Wednesday, December 27, 2006

A Christmas Story

I was going through my old writings and came across this Christmas story from 2001. With only minor editing, I decided to post it here in its entirety. So in the spirit of the season, I bring you this story...


A Christmas Story

2001 has been a difficult year for us all. We've all been ripped from complacency by horrible acts and devious deeds seeded across the world. Anger, fear and righteous justification have all been brewed within us. With such a backdrop, I would like to speak of Christmas, my own little tradition born in family and love.

I always had two markers of the Christmas season when I was a child: lighting the Advent candles and soaking the lonely tree in the bucket. Four weeks prior to the big day, my mother and father would haul out the styrofoam circular base and solidly plant four tall pink and purple candles. Each successive Sunday in December, one candle would be lit until the royalty purple candle would catch fire on the last Sunday before the big day. For me, that wait to light all four candles seemed to take an eternity.

Sometime during that stretch, we'd go out and snag our Christmas tree. We generally weren't a tree cutting family. We'd scour the local Winn Dixie grocery store, and look for that special tree. Every few years, my father would take us out on an expedition to some far away place to chop down our Christmas tree. These adventures usually produced a tree just like the trees we got at Winn Dixie. Invariably, my father would take our tree, whether the grocery store or natural version, and place its trunk in a bucket of water. Then my brothers, sisters, and I would begin heckling him to set the tree up. I honestly believed that if he weren't heckled properly, that tree would sit in that bucket of frozen water behind the house until after Christmas. Eventually, my siblings and I would persevere. We would break my father and force him to set up the tree. Strange though, we never broke him until about December 20th.

After the tree was up with bubbler lights bubbling and the purple candle had been lit, I knew that the long wait was almost over. All that was left was the timeless wait through Christmas Eve.

My sister, Becky, set the tone that day. She'd begin working on my parents, trying to get them to allow us to open at least one present. My brothers and I would all join in on the effort. Sometimes, although my mother would like to think otherwise, we wore her down and got her to allow us to open one present that evening. Those victorious times were fleeting and the satisfaction gained was often disappointing. I learned on those rare occasions that the most exciting presents were not always in the most curious packages.

Bedtime on Christmas Eve for me was wait time. I'd go to bed and lay there for hour after hour listening for any signs of Santa Claus. One year, I remember seeing a red light outside my window. I was absolutely convinced that I'd seen "The most wonderful reindeer of all."

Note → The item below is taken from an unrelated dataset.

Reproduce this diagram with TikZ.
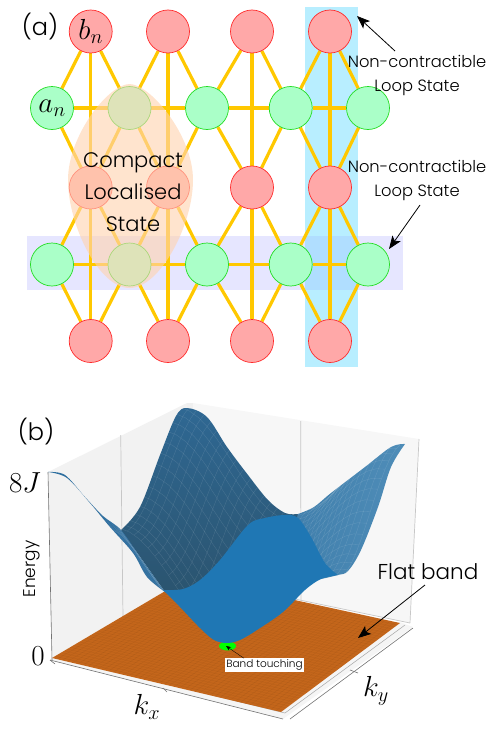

Every Christmas morning, my sister, Becky, would begin stomping around in her room in the pre-dawn darkness. When my sister, Libby, was old enough, she'd join Becky. Soon, my brothers and I would take up the chorus of foot stomping. I'm sure that my parents got a chuckle out of our morning rustling. Between noisemaking, we'd hear the telltale signs of impending present feeding. A rustling here, a scurrying there.

Soon…not soon enough, my father or mother would call upstairs for us to come down. Moments later, the stairway would be bathed in 8mm camera floodlights, and we'd form a single file line arranged in order of seniority: Becky, Jody, Greg, Tommy, and Libby. Together, in unison, we'd march downstairs in the movies and proceed to be shocked and amazed.

While my father etched those moments on film, I need no film to recall them or the innocence surrounding that time. That's my Christmas story. I suppose that it's not altogether different than anyone else's.